In [2]:
import os
import pandas as pd
from transformers import pipeline
from tqdm import tqdm
import torch # if on apple, must be imported or model will fall to cpu

In [None]:
os.chdir('/data/kayla_data/')
df = pd.read_csv('tweets_final_cleaned_july23.csv')

In [None]:
candidate_labels = ["takes a position", "does not take a position"]
hypothesis_template = "This tweet {} on a political issue"
classifier = pipeline("zero-shot-classification", model="MoritzLaurer/deberta-v3-large-zeroshot-v2.0", device=torch.device('mps'), batch_size = 32)

##### Define the functions for classification. Saving file every 8000 in case of failure

In [None]:
def process_batch(batch, id_col, text_col, hypothesis_template, candidate_labels):
    texts = batch[text_col].tolist()  # convert documents in batch to a list
    results = classifier(texts, candidate_labels=candidate_labels, hypothesis_template=hypothesis_template, multi_label=False)
    
    # what we will want for each document
    df_results = pd.DataFrame({
        'tweet_id': batch[id_col], 
        'text': texts,  
        'predicted_label': [result['labels'][0] for result in results],
        'score': [result['scores'][0] for result in results]
    })
    
    return df_results

# defining function to apply classification
def predict_political(df, id_col, text_col, hypothesis_template, candidate_labels, batch_size=8000, checkpoint_dir='checkpoints_large'):
    os.makedirs(checkpoint_dir, exist_ok=True)
    num_batches = len(df) // batch_size + (1 if len(df) % batch_size != 0 else 0)
    
    # in case model fails after hours of running, start after most recent batch
    existing_files = sorted([f for f in os.listdir(checkpoint_dir) if f.startswith('batch_')])
    start_batch = len(existing_files)
    
    for i in tqdm(range(start_batch, num_batches), desc="Processing Batches"):
        start_idx = i * batch_size
        end_idx = min((i + 1) * batch_size, len(df))

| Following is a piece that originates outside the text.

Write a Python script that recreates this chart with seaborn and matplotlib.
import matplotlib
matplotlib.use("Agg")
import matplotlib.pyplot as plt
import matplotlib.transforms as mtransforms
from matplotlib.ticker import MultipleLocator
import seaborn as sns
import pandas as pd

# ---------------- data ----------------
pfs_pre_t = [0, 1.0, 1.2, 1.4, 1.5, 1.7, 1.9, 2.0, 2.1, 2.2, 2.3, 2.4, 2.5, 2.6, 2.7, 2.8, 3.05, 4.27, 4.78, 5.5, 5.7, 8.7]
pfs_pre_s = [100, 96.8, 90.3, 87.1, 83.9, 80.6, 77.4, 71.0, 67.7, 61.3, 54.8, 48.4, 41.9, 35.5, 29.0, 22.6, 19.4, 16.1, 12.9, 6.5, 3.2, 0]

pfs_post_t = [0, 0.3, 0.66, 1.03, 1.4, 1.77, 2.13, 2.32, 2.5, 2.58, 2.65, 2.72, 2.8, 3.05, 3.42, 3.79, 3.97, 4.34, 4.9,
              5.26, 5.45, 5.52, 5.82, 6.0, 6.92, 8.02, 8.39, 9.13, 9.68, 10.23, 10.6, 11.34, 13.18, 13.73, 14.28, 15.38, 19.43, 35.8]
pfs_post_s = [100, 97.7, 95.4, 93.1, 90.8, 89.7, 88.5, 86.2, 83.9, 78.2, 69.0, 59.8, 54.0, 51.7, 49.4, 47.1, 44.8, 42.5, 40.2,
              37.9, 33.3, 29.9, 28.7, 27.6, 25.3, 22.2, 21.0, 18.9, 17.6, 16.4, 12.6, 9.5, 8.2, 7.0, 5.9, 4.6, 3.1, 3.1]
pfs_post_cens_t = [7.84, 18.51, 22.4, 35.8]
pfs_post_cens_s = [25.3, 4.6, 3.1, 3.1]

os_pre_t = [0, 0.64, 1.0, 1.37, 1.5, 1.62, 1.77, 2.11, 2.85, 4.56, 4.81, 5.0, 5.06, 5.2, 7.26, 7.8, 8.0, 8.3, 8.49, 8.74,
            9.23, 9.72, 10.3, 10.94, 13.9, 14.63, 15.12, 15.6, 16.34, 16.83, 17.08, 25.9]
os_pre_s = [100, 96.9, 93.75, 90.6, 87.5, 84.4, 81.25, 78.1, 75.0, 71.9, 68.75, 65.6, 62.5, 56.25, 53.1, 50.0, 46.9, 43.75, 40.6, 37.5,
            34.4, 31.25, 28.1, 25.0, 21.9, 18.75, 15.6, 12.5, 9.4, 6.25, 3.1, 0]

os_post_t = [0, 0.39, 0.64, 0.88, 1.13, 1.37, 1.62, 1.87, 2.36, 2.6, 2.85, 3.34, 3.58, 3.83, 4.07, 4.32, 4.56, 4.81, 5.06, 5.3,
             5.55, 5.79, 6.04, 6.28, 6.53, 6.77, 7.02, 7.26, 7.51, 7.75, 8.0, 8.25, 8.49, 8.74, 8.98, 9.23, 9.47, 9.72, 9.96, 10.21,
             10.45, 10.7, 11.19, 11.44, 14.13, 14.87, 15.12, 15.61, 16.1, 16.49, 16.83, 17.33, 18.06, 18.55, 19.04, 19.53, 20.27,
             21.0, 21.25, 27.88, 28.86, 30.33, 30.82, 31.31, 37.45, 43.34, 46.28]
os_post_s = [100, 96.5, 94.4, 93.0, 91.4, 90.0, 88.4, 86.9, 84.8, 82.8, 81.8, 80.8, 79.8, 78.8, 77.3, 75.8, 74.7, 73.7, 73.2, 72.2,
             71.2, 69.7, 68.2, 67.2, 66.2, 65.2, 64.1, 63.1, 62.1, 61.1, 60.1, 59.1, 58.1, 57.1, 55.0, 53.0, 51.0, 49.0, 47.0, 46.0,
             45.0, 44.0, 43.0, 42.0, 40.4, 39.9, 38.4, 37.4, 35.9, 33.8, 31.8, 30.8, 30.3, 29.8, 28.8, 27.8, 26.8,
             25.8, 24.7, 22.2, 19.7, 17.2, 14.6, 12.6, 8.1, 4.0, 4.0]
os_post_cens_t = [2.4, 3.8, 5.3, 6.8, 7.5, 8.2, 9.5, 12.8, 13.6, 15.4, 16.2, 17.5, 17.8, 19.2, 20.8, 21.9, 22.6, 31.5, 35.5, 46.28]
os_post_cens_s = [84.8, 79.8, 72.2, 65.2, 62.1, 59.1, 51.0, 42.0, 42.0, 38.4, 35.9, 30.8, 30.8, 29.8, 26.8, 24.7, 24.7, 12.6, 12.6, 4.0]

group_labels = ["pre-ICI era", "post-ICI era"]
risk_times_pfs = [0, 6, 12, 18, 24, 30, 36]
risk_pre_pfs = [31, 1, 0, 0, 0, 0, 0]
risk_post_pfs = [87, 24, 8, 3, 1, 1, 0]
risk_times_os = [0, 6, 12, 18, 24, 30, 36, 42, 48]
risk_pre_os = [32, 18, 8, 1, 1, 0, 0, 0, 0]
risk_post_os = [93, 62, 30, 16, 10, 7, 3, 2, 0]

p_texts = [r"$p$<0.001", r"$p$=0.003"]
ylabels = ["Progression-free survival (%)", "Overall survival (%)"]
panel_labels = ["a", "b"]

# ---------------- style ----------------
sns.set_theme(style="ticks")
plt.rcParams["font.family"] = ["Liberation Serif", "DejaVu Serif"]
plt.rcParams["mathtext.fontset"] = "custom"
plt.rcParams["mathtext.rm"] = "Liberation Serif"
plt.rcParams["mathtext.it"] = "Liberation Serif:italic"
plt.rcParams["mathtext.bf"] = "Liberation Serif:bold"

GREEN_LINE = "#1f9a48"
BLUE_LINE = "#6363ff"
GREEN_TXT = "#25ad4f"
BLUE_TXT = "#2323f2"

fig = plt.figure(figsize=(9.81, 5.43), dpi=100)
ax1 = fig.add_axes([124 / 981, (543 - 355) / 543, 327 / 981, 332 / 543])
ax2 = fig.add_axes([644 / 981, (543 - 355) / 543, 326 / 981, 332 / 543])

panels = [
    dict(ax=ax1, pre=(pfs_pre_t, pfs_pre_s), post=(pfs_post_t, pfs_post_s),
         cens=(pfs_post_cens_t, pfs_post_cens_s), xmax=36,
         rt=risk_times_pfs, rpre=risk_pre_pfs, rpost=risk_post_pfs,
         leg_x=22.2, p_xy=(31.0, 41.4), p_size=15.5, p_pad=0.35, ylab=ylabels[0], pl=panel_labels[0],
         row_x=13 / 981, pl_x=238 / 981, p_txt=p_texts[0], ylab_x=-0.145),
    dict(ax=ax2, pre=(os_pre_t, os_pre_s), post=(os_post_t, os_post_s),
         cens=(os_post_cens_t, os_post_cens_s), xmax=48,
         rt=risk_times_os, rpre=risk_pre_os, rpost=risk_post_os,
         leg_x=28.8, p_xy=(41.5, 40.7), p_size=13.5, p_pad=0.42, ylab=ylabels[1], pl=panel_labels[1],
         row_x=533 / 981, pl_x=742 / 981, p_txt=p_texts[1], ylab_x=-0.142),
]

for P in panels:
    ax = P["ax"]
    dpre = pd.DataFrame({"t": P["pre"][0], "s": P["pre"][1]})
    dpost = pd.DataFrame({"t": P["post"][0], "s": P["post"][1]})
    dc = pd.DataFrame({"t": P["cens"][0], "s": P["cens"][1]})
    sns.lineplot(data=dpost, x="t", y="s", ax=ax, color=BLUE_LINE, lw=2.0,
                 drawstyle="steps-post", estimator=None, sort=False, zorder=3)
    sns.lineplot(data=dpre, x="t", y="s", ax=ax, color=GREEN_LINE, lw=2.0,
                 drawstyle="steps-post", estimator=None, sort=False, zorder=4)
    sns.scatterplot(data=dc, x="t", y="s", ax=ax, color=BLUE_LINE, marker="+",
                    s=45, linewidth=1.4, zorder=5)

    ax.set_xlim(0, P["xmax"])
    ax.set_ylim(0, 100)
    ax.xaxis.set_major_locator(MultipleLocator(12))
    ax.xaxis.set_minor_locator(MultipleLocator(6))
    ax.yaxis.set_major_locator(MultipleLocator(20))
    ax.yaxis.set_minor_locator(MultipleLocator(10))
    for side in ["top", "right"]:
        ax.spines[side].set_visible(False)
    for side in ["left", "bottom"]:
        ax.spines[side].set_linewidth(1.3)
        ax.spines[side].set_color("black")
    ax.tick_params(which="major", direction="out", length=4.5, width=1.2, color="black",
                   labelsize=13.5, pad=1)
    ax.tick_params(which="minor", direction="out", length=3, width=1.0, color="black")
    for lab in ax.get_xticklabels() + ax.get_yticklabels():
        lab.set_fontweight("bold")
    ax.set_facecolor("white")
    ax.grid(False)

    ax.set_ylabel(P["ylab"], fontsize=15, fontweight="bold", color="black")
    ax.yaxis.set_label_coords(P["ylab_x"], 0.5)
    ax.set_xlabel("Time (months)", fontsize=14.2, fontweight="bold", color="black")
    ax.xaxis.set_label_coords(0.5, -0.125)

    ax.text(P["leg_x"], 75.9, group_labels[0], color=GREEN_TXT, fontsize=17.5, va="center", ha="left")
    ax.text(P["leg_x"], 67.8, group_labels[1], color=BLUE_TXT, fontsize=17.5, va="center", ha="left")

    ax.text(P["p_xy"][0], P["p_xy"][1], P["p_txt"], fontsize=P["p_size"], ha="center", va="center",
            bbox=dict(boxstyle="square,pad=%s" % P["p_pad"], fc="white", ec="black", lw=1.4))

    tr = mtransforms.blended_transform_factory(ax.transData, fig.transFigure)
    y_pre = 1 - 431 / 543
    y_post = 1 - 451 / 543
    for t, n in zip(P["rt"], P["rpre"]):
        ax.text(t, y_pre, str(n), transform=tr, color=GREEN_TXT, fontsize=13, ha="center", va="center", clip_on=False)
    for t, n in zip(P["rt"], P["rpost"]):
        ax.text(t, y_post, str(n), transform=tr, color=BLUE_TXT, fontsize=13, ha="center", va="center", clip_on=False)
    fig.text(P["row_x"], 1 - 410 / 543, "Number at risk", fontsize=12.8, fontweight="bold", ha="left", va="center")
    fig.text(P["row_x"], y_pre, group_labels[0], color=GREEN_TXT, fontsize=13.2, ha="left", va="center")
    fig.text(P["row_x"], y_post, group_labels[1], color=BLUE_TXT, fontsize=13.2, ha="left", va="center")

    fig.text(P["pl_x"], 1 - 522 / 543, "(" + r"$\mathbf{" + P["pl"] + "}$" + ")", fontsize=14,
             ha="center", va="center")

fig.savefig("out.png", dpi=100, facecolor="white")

        batch = df.iloc[start_idx:end_idx]

        # process batch
        batch_results = process_batch(batch, id_col, text_col, hypothesis_template, candidate_labels)

        # save current batch results as df
        batch_filename = os.path.join(checkpoint_dir, f'batch_{i}.csv')
        batch_results.to_csv(batch_filename, index=False)
        torch.mps.empty_cache()
    
    # concatenate all batch files into a single file at the end
    batch_files = sorted([os.path.join(checkpoint_dir, f) for f in os.listdir(checkpoint_dir) if f.startswith('batch_')])
    final_result_df = pd.concat((pd.read_csv(f) for f in batch_files), ignore_index=True)

    # save final df to file
    final_output_path = 'final_classified_tweets.csv'
    final_result_df.to_csv(final_output_path, index=False)
    
    return final_result_df
    


In [None]:
text_col = 'text'
candidate_labels = ['takes a position', 'does not take a position']
hypothesis_template = 'This tweet {} on a political issue'
checkpoint_dir = '/checkpoints/checkpoints_large_aug'
# note: overwriting batch size from above chunk to smaller size
final_results = predict_political(df, id_col='tweet_id', text_col=text_col, hypothesis_template=hypothesis_template,candidate_labels=candidate_labels, batch_size=5000, checkpoint_dir=checkpoint_dir)

Processing Batches: 100%|██████████| 144/144 [6:00:25<00:00, 150.18s/it]  


this is redundant but just in case any data loss save full dataframe from fully run model

In [6]:
final_results.to_csv('deblarge_classified_tweets_aug.csv')

# Getting the positives

In [None]:

df = pd.read_csv('/final_classified_tweets_aug19.csv')

In [31]:
#df.loc[df['predicted_label'] == 'takes a position'].to_csv('classified_deblarge_positives.csv')
len(df.loc[df['predicted_label'] == 'takes a position'])

431606